Based on the foregoing, and subject to the assumptions, qualifications, limitations, and exceptions set forth herein, we are of the opinion that when (i) the Company, and as applicable, any Subsidiary Guarantors, have taken all necessary action to establish the form and terms of such Securities and to authorize and approve the issuance of such Securities, the terms of the offering thereof and related matters and (ii) the Securities have been duly executed, authenticated, issued and delivered in accordance with the provisions of the Indenture upon payment of the consideration therefor as provided for in the applicable definitive purchase, underwriting or similar agreement, such Securities will be legally issued and will constitute valid and legally binding obligations of the Company and the Subsidiary Guarantors, enforceable against the Company and the Subsidiary Guarantors in accordance with their terms, except as such enforcement is subject to (a) bankruptcy, fraudulent conveyance or transfer, insolvency, reorganization, moratorium and other similar laws relating to or affecting creditors’ rights generally and (b) the application of general principles of equity (regardless of whether considered in a proceeding at law or in equity) including, without limitation, (1) the possible unavailability of specific performance, injunctive relief or any other equitable remedy and (2) concepts of good faith, reasonableness, fair dealing and materiality.
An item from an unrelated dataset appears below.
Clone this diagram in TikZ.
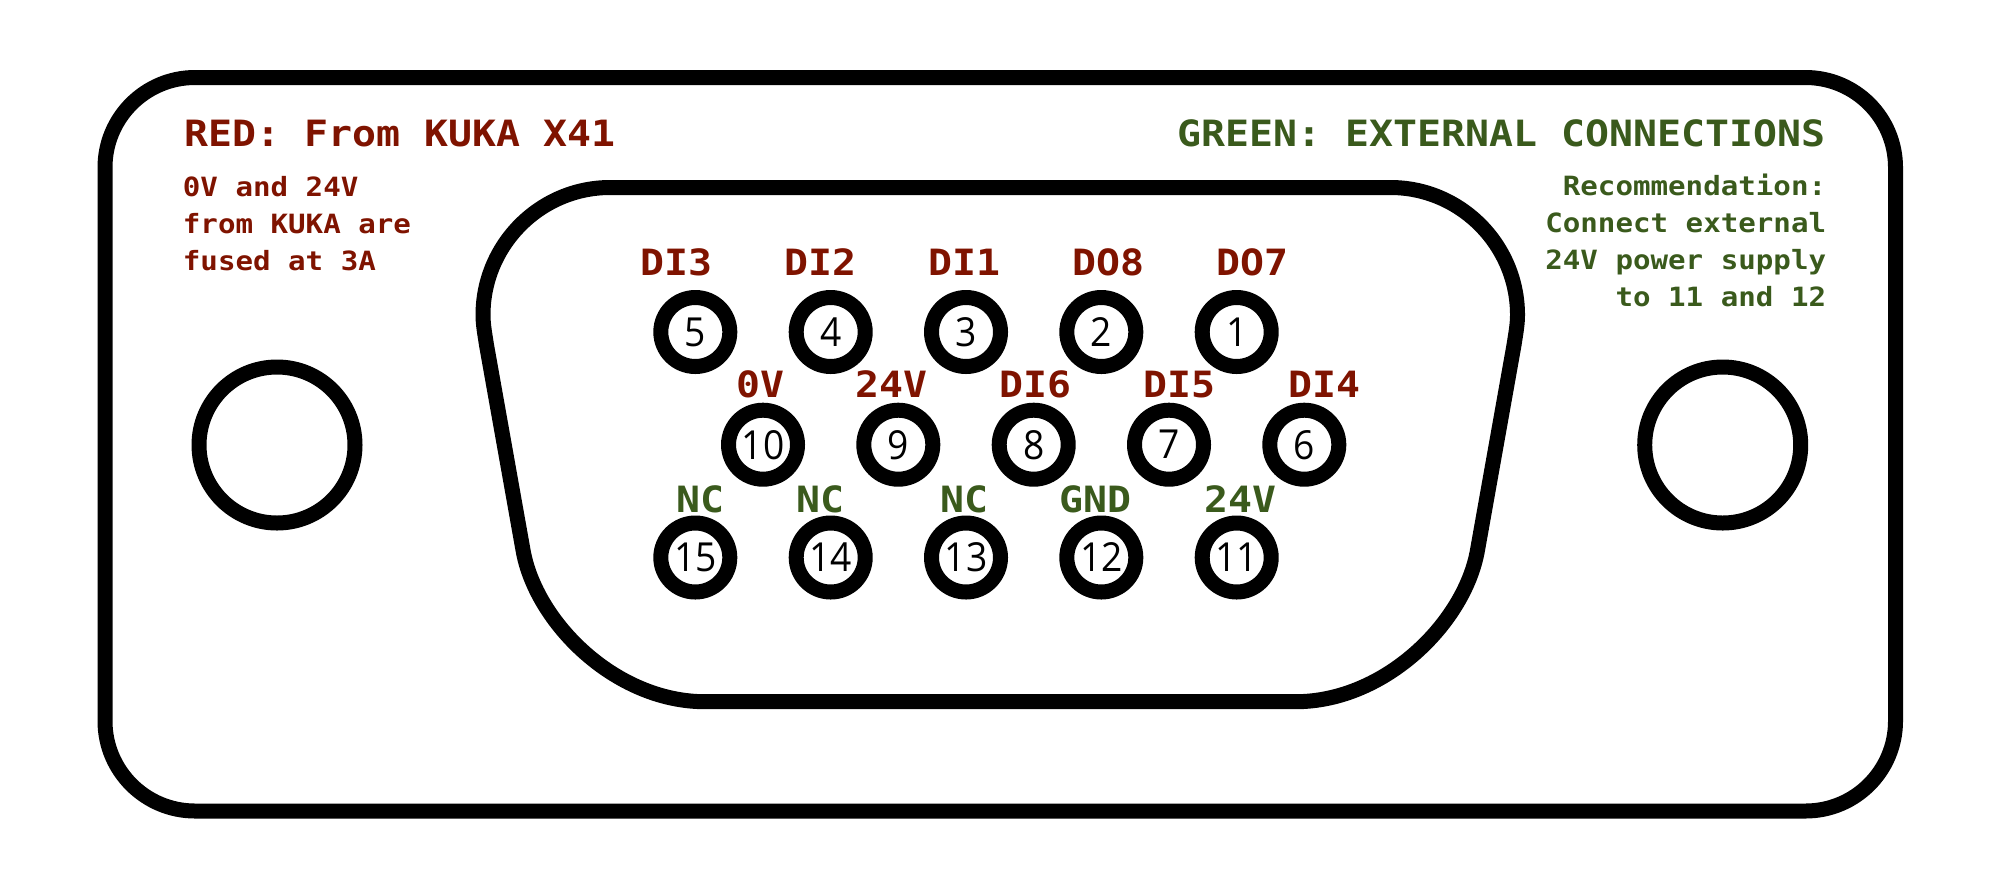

We express no opinions concerning (a) the validity or enforceability of any provisions contained in the Indenture that purport to waive or not give effect to rights to notices, defenses, subrogation or other rights or benefits that cannot be effectively waived under applicable law; or (b) the enforceability of indemnification provisions to the extent they purport to relate to liabilities resulting from or based upon negligence or any violation of federal or state securities or blue sky laws.

The foregoing opinion is limited to the contract laws of the State of New York and the applicable federal laws of the United States of America and we are expressing no opinion as to the effect of the laws of any other jurisdiction, domestic or foreign. The opinions expressed herein are given as of the date hereof, and we undertake no, and hereby disclaim any, obligation to advise you of any change in any matter set forth herein.

We hereby consent to the filing of this opinion as an exhibit to the Amendment and to the use of our name in the prospectus forming a part of the Registration Statement under the caption “Legal Matters.” In giving this consent, we do not admit that we are within the category of persons whose consent is required under Section 7 of the Securities Act and the rules and regulations thereunder.